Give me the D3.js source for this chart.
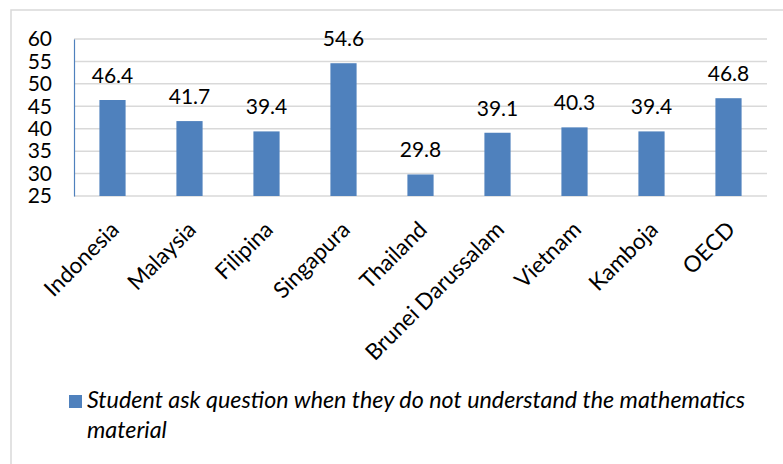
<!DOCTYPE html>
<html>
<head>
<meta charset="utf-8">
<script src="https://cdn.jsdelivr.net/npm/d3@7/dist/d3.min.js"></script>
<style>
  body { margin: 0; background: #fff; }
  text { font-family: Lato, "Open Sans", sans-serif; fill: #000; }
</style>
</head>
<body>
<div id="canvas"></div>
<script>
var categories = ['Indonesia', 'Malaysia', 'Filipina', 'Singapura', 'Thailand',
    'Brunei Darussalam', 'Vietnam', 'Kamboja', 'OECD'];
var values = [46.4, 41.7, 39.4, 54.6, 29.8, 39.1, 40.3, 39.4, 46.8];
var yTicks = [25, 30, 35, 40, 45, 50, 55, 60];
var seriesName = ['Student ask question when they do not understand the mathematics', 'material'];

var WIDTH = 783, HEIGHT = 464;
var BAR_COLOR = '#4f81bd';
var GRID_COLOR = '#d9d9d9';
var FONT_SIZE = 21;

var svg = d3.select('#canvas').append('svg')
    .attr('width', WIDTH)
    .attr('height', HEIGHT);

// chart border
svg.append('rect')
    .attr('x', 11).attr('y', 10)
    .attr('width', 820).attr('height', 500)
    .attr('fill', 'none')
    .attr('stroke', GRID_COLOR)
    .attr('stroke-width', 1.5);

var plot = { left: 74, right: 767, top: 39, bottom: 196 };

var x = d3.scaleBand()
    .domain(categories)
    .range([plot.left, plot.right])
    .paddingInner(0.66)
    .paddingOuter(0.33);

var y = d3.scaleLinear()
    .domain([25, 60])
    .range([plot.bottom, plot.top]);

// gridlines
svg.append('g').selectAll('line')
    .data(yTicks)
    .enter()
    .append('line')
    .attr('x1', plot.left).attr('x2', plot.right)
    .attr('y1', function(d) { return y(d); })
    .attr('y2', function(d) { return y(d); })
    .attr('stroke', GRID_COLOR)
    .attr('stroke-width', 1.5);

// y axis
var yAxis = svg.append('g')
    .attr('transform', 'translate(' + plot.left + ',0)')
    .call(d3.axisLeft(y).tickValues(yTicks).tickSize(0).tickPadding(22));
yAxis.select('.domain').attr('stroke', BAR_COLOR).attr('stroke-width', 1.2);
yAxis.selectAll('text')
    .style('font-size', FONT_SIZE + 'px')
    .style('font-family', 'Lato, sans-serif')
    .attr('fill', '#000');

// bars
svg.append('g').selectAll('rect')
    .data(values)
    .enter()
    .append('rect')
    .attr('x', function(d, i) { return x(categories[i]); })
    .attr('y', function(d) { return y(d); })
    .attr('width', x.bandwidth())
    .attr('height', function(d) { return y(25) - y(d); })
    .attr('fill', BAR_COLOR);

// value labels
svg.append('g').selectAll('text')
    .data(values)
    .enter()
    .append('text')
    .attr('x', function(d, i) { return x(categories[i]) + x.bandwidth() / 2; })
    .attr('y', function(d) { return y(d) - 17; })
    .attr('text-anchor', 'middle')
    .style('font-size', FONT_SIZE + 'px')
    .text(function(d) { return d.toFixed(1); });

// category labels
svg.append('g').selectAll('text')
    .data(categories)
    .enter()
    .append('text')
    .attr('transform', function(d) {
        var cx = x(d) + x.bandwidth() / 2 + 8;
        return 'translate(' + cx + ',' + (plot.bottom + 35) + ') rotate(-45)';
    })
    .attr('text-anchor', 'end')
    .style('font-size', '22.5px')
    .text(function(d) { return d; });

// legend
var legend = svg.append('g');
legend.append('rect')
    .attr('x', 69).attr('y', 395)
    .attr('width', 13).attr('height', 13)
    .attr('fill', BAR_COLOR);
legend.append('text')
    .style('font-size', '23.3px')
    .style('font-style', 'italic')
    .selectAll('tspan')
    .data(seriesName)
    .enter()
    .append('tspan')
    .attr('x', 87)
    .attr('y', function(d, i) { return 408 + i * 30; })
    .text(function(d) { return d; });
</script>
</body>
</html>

§ **Goal**
From the listing, extract all text exactly as given and drop any picture.

§ **Answer**
Give me the D3.js source for this chart.
<!DOCTYPE html>
<html>
<head>
<meta charset="utf-8">
<script src="https://cdn.jsdelivr.net/npm/d3@7/dist/d3.min.js"></script>
<style>
  body { margin: 0; background: #fff; }
  text { font-family: Lato, "Open Sans", sans-serif; fill: #000; }
</style>
</head>
<body>
<div id="canvas"></div>
<script>
var categories = ['Indonesia', 'Malaysia', 'Filipina', 'Singapura', 'Thailand',
    'Brunei Darussalam', 'Vietnam', 'Kamboja', 'OECD'];
var values = [46.4, 41.7, 39.4, 54.6, 29.8, 39.1, 40.3, 39.4, 46.8];
var yTicks = [25, 30, 35, 40, 45, 50, 55, 60];
var seriesName = ['Student ask question when they do not understand the mathematics', 'material'];

var WIDTH = 783, HEIGHT = 464;
var BAR_COLOR = '#4f81bd';
var GRID_COLOR = '#d9d9d9';
var FONT_SIZE = 21;

var svg = d3.select('#canvas').append('svg')
    .attr('width', WIDTH)
    .attr('height', HEIGHT);

// chart border
svg.append('rect')
    .attr('x', 11).attr('y', 10)
    .attr('width', 820).attr('height', 500)
    .attr('fill', 'none')
    .attr('stroke', GRID_COLOR)
    .attr('stroke-width', 1.5);

var plot = { left: 74, right: 767, top: 39, bottom: 196 };

var x = d3.scaleBand()
    .domain(categories)
    .range([plot.left, plot.right])
    .paddingInner(0.66)
    .paddingOuter(0.33);

var y = d3.scaleLinear()
    .domain([25, 60])
    .range([plot.bottom, plot.top]);

// gridlines
svg.append('g').selectAll('line')
    .data(yTicks)
    .enter()
    .append('line')
    .attr('x1', plot.left).attr('x2', plot.right)
    .attr('y1', function(d) { return y(d); })
    .attr('y2', function(d) { return y(d); })
    .attr('stroke', GRID_COLOR)
    .attr('stroke-width', 1.5);

// y axis
var yAxis = svg.append('g')
    .attr('transform', 'translate(' + plot.left + ',0)')
    .call(d3.axisLeft(y).tickValues(yTicks).tickSize(0).tickPadding(22));
yAxis.select('.domain').attr('stroke', BAR_COLOR).attr('stroke-width', 1.2);
yAxis.selectAll('text')
    .style('font-size', FONT_SIZE + 'px')
    .style('font-family', 'Lato, sans-serif')
    .attr('fill', '#000');

// bars
svg.append('g').selectAll('rect')
    .data(values)
    .enter()
    .append('rect')
    .attr('x', function(d, i) { return x(categories[i]); })
    .attr('y', function(d) { return y(d); })
    .attr('width', x.bandwidth())
    .attr('height', function(d) { return y(25) - y(d); })
    .attr('fill', BAR_COLOR);

// value labels
svg.append('g').selectAll('text')
    .data(values)
    .enter()
    .append('text')
    .attr('x', function(d, i) { return x(categories[i]) + x.bandwidth() / 2; })
    .attr('y', function(d) { return y(d) - 17; })
    .attr('text-anchor', 'middle')
    .style('font-size', FONT_SIZE + 'px')
    .text(function(d) { return d.toFixed(1); });

// category labels
svg.append('g').selectAll('text')
    .data(categories)
    .enter()
    .append('text')
    .attr('transform', function(d) {
        var cx = x(d) + x.bandwidth() / 2 + 8;
        return 'translate(' + cx + ',' + (plot.bottom + 35) + ') rotate(-45)';
    })
    .attr('text-anchor', 'end')
    .style('font-size', '22.5px')
    .text(function(d) { return d; });

// legend
var legend = svg.append('g');
legend.append('rect')
    .attr('x', 69).attr('y', 395)
    .attr('width', 13).attr('height', 13)
    .attr('fill', BAR_COLOR);
legend.append('text')
    .style('font-size', '23.3px')
    .style('font-style', 'italic')
    .selectAll('tspan')
    .data(seriesName)
    .enter()
    .append('tspan')
    .attr('x', 87)
    .attr('y', function(d, i) { return 408 + i * 30; })
    .text(function(d) { return d; });
</script>
</body>
</html>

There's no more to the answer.